Consolidating feedbacks and expertise of Digital Twins of Territories’ engineers in nation-wide frameworks
Keywords: Digital Twin of Territory, Metadata, User Feedback, Minecraft, Data integration
Abstract. Digital Twins of Territories (DTTs) are increasingly adopted by municipalities to support ecological transition, crisis resilience, and participatory decision-making. Designing a DTT that fits local needs requires engineers to combine multiple areas of expertise (data discovery, integration, modeling, visualization, and stakeholder interaction) while working with heterogeneous geospatial datasets of varying quality. Nation-wide DTT frameworks aim to assist these efforts, yet they currently lack mechanisms to consolidate the expertise produced during local DTT developments. This paper introduces dttrecipe, a model designed to capture, structure, and share DTT engineers’ feedback and decision-making processes. Building on the prov, wfdesc and wfprov ontologies, and inspired by the OGC Geospatial User Feedback standard, dttrecipe formalizes the description of territorial stakes, data workflows, encountered problems, and the rationale behind design choices.

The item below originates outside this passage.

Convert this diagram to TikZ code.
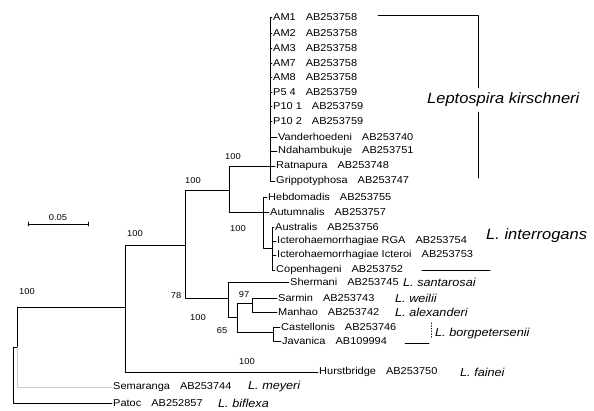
\documentclass[tikz,border=0pt]{standalone}
\usepackage{fontspec}
\setmainfont{Liberation Sans}[FakeStretch=1.1]
\usetikzlibrary{calc}
\tikzset{
  taxon/.style={anchor=west, inner sep=1pt, font=\fontsize{10}{11}\selectfont},
  species/.style={anchor=west, inner sep=0pt, font=\fontsize{11.5}{12}\selectfont\itshape},
  group/.style={anchor=west, inner sep=0pt, font=\fontsize{15}{17}\selectfont\itshape},
  boot/.style={inner sep=0pt, font=\fontsize{8.5}{9}\selectfont},
  branch/.style={line width=0.7pt},
}

\begin{document}
\begin{tikzpicture}[x=1pt, y=-1pt, line join=round, line cap=round]
\useasboundingbox (0,0) rectangle (594,410);
\node[taxon] (am1) at (272,17) {AM1\quad AB253758};
\node[taxon] (am2) at (272,33) {AM2\quad AB253758};
\node[taxon] (am3) at (272,48) {AM3\quad AB253758};
\node[taxon] (am7) at (272,63) {AM7\quad AB253758};
\node[taxon] (am8) at (272,77) {AM8\quad AB253758};
\node[taxon] (p54) at (272,92) {P5 4\quad AB253759};
\node[taxon] (p101) at (272,106) {P10 1\quad AB253759};
\node[taxon] (p102) at (272,121) {P10 2\quad AB253759};
\node[taxon] (vand) at (277,137) {Vanderhoedeni\quad AB253740};
\node[taxon] (ndah) at (277,151) {Ndahambukuje\quad AB253751};
\node[taxon] (ratn) at (275,166) {Ratnapura\quad AB253748};
\node[taxon] (gripp) at (275,181) {Grippotyphosa\quad AB253747};
\node[taxon] (hebd) at (267,197) {Hebdomadis\quad AB253755};
\node[taxon] (autu) at (269,212) {Autumnalis\quad AB253757};
\node[taxon] (austr) at (274,227) {Australis\quad AB253756};
\node[taxon] (rga) at (276,241) {Icterohaemorrhagiae RGA\quad AB253754};
\node[taxon] (icter) at (276,255) {Icterohaemorrhagiae Icteroi\quad AB253753};
\node[taxon] (copen) at (275,270) {Copenhageni\quad AB253752};
\node[taxon] (sherm) at (289,282) {Shermani\quad AB253745};
\node[taxon] (sarm) at (277,298) {Sarmin\quad AB253743};
\node[taxon] (manh) at (277,312) {Manhao\quad AB253742};
\node[taxon] (cast) at (280,327) {Castellonis\quad AB253746};
\node[taxon] (java) at (281,341) {Javanica\quad AB109994};
\node[taxon] (hurst) at (318,372) {Hurstbridge\quad AB253750};
\node[taxon] (sema) at (112,387) {Semaranga\quad AB253744};
\node[taxon] (patoc) at (112,403) {Patoc\quad AB252857};

\coordinate (k) at (270,166);
\coordinate (ic) at (272,248);
\coordinate (it) at (263,212);
\coordinate (ki) at (229,190);
\coordinate (bg) at (273,332);
\coordinate (sm) at (252,303);
\coordinate (lb) at (237,317);
\coordinate (lo) at (228,298);
\coordinate (a185) at (185,245);
\coordinate (a125) at (125,307);
\coordinate (a17) at (17,347);
\coordinate (root) at (13,380);

\begin{scope}[branch]
\foreach \t in {am1,am2,am3,am7,am8,p54,p101,p102,vand,ndah,ratn,gripp}
  \draw (k) |- (\t.west);
\foreach \t in {austr,rga,icter,copen}
  \draw (ic) |- (\t.west);
\draw (it) |- (hebd.west);
\draw (it) |- (autu.west);
\draw (it) |- (ic);
\draw (ki) |- (k);
\draw (ki) |- (it);
\draw (bg) |- (cast.west);
\draw (bg) |- (java.west);
\draw (sm) |- (sarm.west);
\draw (sm) |- (manh.west);
\draw (lb) |- (sm);
\draw (lb) |- (bg);
\draw (lo) |- (sherm.west);
\draw (lo) |- (lb);
\draw (a185) |- (ki);
\draw (a185) |- (lo);
\draw (a125) |- (a185);
\draw (a125) |- (hurst.west);
\draw (a17) |- (a125);
\draw[gray!40] (a17) |- (sema.west);
\draw (root) |- (a17);
\draw (root) |- (patoc.west);
\end{scope}

\node[boot] (b1) at (233,157) {100};
\node[boot] (b2) at (193,181) {100};
\node[boot] (b3) at (135,234) {100};
\node[boot] (b4) at (238,229) {100};
\node[boot] (b5) at (27,292) {100};
\node[boot] (b6) at (176,296) {78};
\node[boot] (b7) at (244,295) {97};
\node[boot] (b8) at (198,318) {100};
\node[boot] (b9) at (222,331) {65};
\node[boot] (b10) at (247,362) {100};

\coordinate (s0) at (28,224);
\coordinate (s1) at (88,224);
\draw[branch] (s0) -- (s1);
\draw[branch] (s0) ++(0,-2) -- ++(0,4);
\draw[branch] (s1) ++(0,-2) -- ++(0,4);
\node[boot, above=3pt] (scale) at ($(s0)!0.5!(s1)$) {0.05};

\node[group] (kir) at (427,100) {Leptospira kirschneri};
\coordinate (kt) at (378,15);
\coordinate (ka) at (478,88);
\coordinate (kc) at (478,112);
\coordinate (kb) at (478,178);
\draw[branch] (kt) -| (ka);
\draw[branch] (kc) -- (kb);

\node[group] (intr) at (486,236) {L. interrogans};
\coordinate (u0) at (422,270);
\coordinate (u1) at (490,270);
\draw[branch] (u0) -- (u1);

\node[species] (sant) at (403,282) {L. santarosai};
\node[species] (weil) at (395,298) {L. weilii};
\node[species] (alex) at (395,312) {L. alexanderi};
\node[species] (borg) at (435,334) {L. borgpetersenii};
\coordinate (g0) at (405,343);
\coordinate (g1) at (429,343);
\coordinate (g2) at (431,323);
\coordinate (g3) at (431,338);
\draw[branch] (g0) -- (g1);
\draw[branch, dotted] (g2) -- (g3);
\node[species] (fain) at (460,372) {L. fainei};
\node[species] (meye) at (248,387) {L. meyeri};
\node[species] (bifl) at (218,403) {L. biflexa};
\end{tikzpicture}
\end{document}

It supports both complete and partial workflow descriptions, encouraging collaboration, reproducibility, and cross-territorial knowledge reuse. The model is qualitatively evaluated via a case study focused on bicycle-mobility planning and citizen engagement in a rural city. The resulting recipe highlights recurrent categories of DTT engineering challenges, including data discoverability and usability issues, multi-source misalignment, documentation accessibility, and limited local expertise. Explicit documentation of these challenges shows how engineers’ often implicit expertise can be converted into reusable knowledge for other territories facing similar constraints. The work shows that structured documentation of DTT engineering practices can strengthen national DTT frameworks by improving interoperability and enabling efficient knowledge transfer. Future work will address querying mechanisms and evaluate the reuse of shared recipes at scale.